A trip to Cusco wouldn’t be complete without a visit to The Sacred Valley of the Incas. Located only an hour’s trip north of the Inca’s epicenter lay towns long known for their colonial architecture and tucked away weaving villages. The Sacred Valley has become a destination in its own right, independent from the city of Cusco, with main attractions being traditional markets and the noble Inca citadels of Ollantaytambo and Pisac.

Ollantaytambo

Steep terraces guarding Ollantaytambo’s Inca ruins rise above the remarkable city to tell the story of a major battle won against the Spanish “conquistadores”. Both a fortress and temple, these ruins provided protection to Manco Inca and his victorious soldiers as they showered Spanish soldiers with arrows and spears from above the steep terraces, making it impossible for the Spanish to climb.
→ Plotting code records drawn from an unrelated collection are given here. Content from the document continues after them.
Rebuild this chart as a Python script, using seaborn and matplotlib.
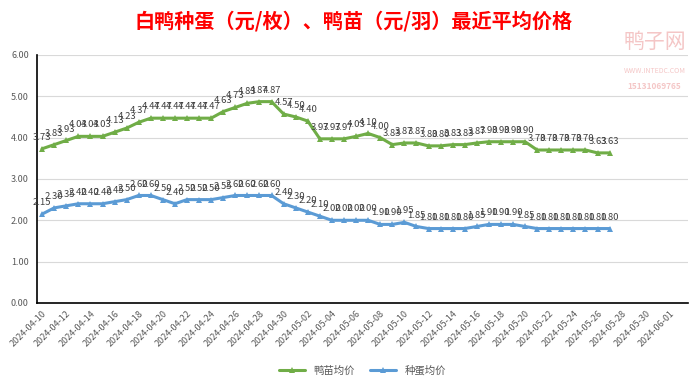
import matplotlib
matplotlib.use("Agg")
import matplotlib.pyplot as plt
import seaborn as sns
import pandas as pd
import numpy as np

# data (daily, 2024-04-10 .. 2024-05-27)
start_date = "2024-04-10"
duckling = [3.73, 3.83, 3.93, 4.03, 4.03, 4.03, 4.13, 4.23, 4.37,
            4.47, 4.47, 4.47, 4.47, 4.47, 4.47,
            4.63, 4.73, 4.83, 4.87, 4.87,
            4.57, 4.50, 4.40, 3.97, 3.97, 3.97, 4.03, 4.10, 4.00,
            3.83, 3.87, 3.87, 3.80, 3.80, 3.83, 3.83, 3.87,
            3.90, 3.90, 3.90, 3.90,
            3.70, 3.70, 3.70, 3.70, 3.70, 3.63, 3.63]
egg = [2.15, 2.30, 2.35, 2.40, 2.40, 2.40, 2.45, 2.50, 2.60, 2.60,
       2.50, 2.40, 2.50, 2.50, 2.50, 2.55,
       2.60, 2.60, 2.60, 2.60,
       2.40, 2.30, 2.20, 2.10, 2.00, 2.00, 2.00, 2.00,
       1.90, 1.90, 1.95, 1.85, 1.80, 1.80, 1.80, 1.80, 1.85,
       1.90, 1.90, 1.90, 1.85,
       1.80, 1.80, 1.80, 1.80, 1.80, 1.80, 1.80]
series_names = ["鸭苗均价", "种蛋均价"]
series_colors = ["#70AD47", "#5B9BD5"]
title = "白鸭种蛋（元/枚）、鸭苗（元/羽）最近平均价格"

dates = pd.date_range(start_date, periods=len(duckling), freq="D")
df = pd.DataFrame({"date": list(dates) * 2,
                   "price": duckling + egg,
                   "series": [series_names[0]] * len(duckling) + [series_names[1]] * len(egg)})

sns.set_style("white")
plt.rcParams["font.family"] = ["Noto Sans CJK SC", "DejaVu Sans"]

fig = plt.figure(figsize=(7, 3.84), dpi=100)
ax = fig.add_axes([0.053, 0.211, 0.930, 0.646])

sns.lineplot(data=df, x="date", y="price", hue="series", hue_order=series_names,
             palette=series_colors, marker="^", markersize=5, markeredgewidth=0,
             linewidth=2.2, ax=ax, legend=True)

# data labels
for name, vals in zip(series_names, [duckling, egg]):
    for d, v in zip(dates, vals):
        ax.annotate(f"{v:.2f}", (d, v), xytext=(0, 5), textcoords="offset points",
                    ha="center", va="bottom", fontsize=6.8, color="#404040")

x0 = pd.Timestamp(start_date)
ax.set_xlim(x0 - pd.Timedelta(hours=10), x0 + pd.Timedelta(days=53.5))
ax.set_ylim(0, 6)
ax.set_yticks(np.arange(0, 7, 1))
ax.set_yticklabels([f"{t:.2f}" for t in range(7)])
ticks = pd.date_range(start_date, "2024-06-01", freq="2D")
ax.set_xticks(ticks)
ax.set_xticklabels([t.strftime("%Y-%m-%d") for t in ticks], rotation=45,
                   ha="right", rotation_mode="anchor")
ax.tick_params(axis="both", labelsize=6.5, labelcolor="#595959", length=0)
ax.tick_params(axis="y", pad=6)
ax.tick_params(axis="x", pad=4)
ax.grid(axis="y", color="#D9D9D9", linewidth=0.8)
ax.set_xlabel("")
ax.set_ylabel("")
for s in ["top", "right"]:
    ax.spines[s].set_visible(False)
ax.spines["left"].set_color("black")
ax.spines["bottom"].set_color("black")
ax.spines["left"].set_linewidth(1.2)
ax.spines["bottom"].set_linewidth(1.2)

ax.legend(loc="upper center", bbox_to_anchor=(0.5, -0.215), ncol=2, frameon=False,
          fontsize=7.5, handlelength=2.5, columnspacing=1.5, labelcolor="#595959")

fig.text(0.505, 0.945, title, ha="center", va="center", fontsize=14.5,
         fontweight="bold", color="#FF0000")

# watermark
fig.text(0.935, 0.89, "鸭子网", ha="center", va="center", fontsize=15,
         color="#F2B8B8", alpha=0.8)
fig.text(0.935, 0.815, "WWW.INTEDC.COM", ha="center", va="center", fontsize=5,
         color="#F2B8B8", alpha=0.8)
fig.text(0.935, 0.775, "15131069765", ha="center", va="center", fontsize=6,
         color="#F2B8B8", alpha=0.8, fontweight="bold")

fig.savefig("out.png", dpi=100)
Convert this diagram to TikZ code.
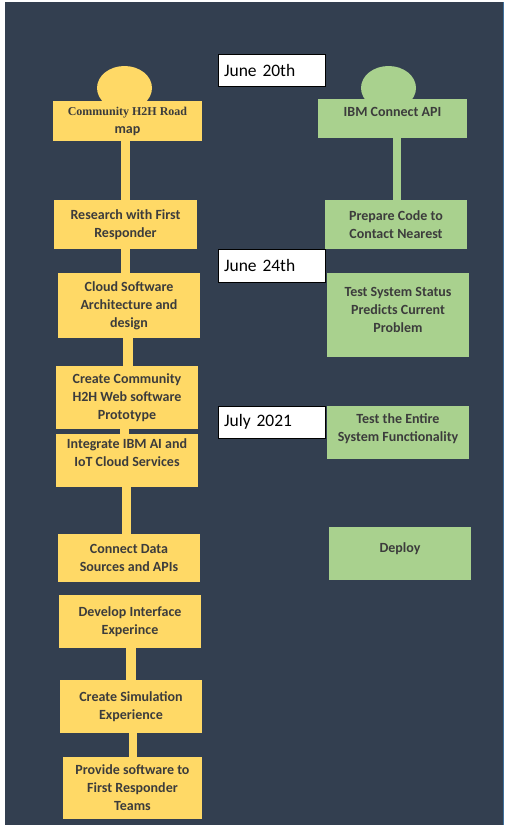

The Inca’s well-developed infrastructure allowed Manco to flood the plain below the fortress, forcing the Spaniards to retreat.

A post shared by Roshan (@easttowesttravels) on

The ruins also served as a temple, with a ceremonial center sitting at the very top of the terraces. The stone used to build the temple was extracted from the mountainside nearly 6km away, above the opposite bank of the Urubamba river which borders numerous cities in the Sacred Valley. Hiking the trail from this side of the river to the temple takes a few hours, so it is unknown how the Incas managed to move or extract these massive blocks while diverting the river channel around them.

It is said that looking back at the city of Ollantaytambo from the mountainside, a 2-dimensional pyramid can be identified. Some believe that this legendary place is where the original Incas emerged and founded their empire.

Pisac Ruins

The Pisac ruins call for several hours of exploration. The trek from town starts at the west side of the church and takes approximately 2 hours to the top–though you also have the option to drive up. Once at the top, be prepared to encounter swaths of tourists admiring the largest Inca cemetery, a residential settlement, and a number of ceremonial baths. But if you’re seeking real adventure, continue on the same path past the tourists, and be prepared to explore the Pisac ruins like a true explorer.

Along the path, you’ll find yourself on something more similar to a trail that hugs the mountainside. You’ll know you’ve reached the peak of your adventure when you pass through a lithic doorway, marking the entrance to the main temple complex. Continuing through a short tunnel, you’ll emerge with your sights on a small residential site and agricultural zones to the lower left. Continue on the path for another 10 minutes, or so.

Equal to the massive size of Machu Picchu is the temple complex you didn’t expect to come across. Impressive panoramic views of the landscape surround you as admire the ancient ruins constructed of pink granite stones. The Sun Temple is featured in the center and perfectly aligns with the winter and summer solstice. The area reflects its sacred and spiritual importance.

From the temple, you have the option of continuing down the trail to witness the agricultural terraces which document that incredible engineering of the Incas. The terraces are literally carved into the mountainside, making for perfect photo opportunities. Another 20 minutes down the trail will leave you back in the village of Pisac to explore the markets.

Las Salineras de Mara

Another can’t miss in The Sacred Valley are the ancient Inca salt pans. The salt pans are believed to have been created by the Wari civilization, which predates the Incas. However, it was the Incas who saw the economic opportunity in harvesting salt and dug further into the mountainside to expand the salt pans. The pans are filled with salt water that is channeled through a natural subterranean spring. When the water evaporates, the crystals are left behind to be scraped from the Earth’s surface. Once the crystals are removed, the pan is again filled with salt water.

Today, there are over 6,000 salt mines, each individually owned and mined by a family in the Maras community, allowing local residents to make a living from harvesting and selling salt to nearby towns and shops.

Unique Lodging and Adventure

The Sacred Valley isn’t exclusive to history buffs and those who love architecture, but also to the modern-day traveler seeking truly unique accommodations and adventures.

More recently, sky lodges have been constructed on the mountainsides in the region overlooking The Sacred Valley. The transparent capsules allow you to experience life above the mystical valley, though it won’t come without a cost–physically and financially.

The Sky Lodge is only accessible after a 400-meter hike up a 1,200-foot mountain, or via a bold trail of ziplines. The capsule sleeps up to 8 people and allows for 300-degree views of the surrounding landscape through 6 windows. Packages include breakfast, a gourmet dinner with wine, transportation from Cusco, and a bilingual guide. Just one-night costs over $1,000. But for this incredibly amazing experience, we’re willing to up our shoestring budget any day.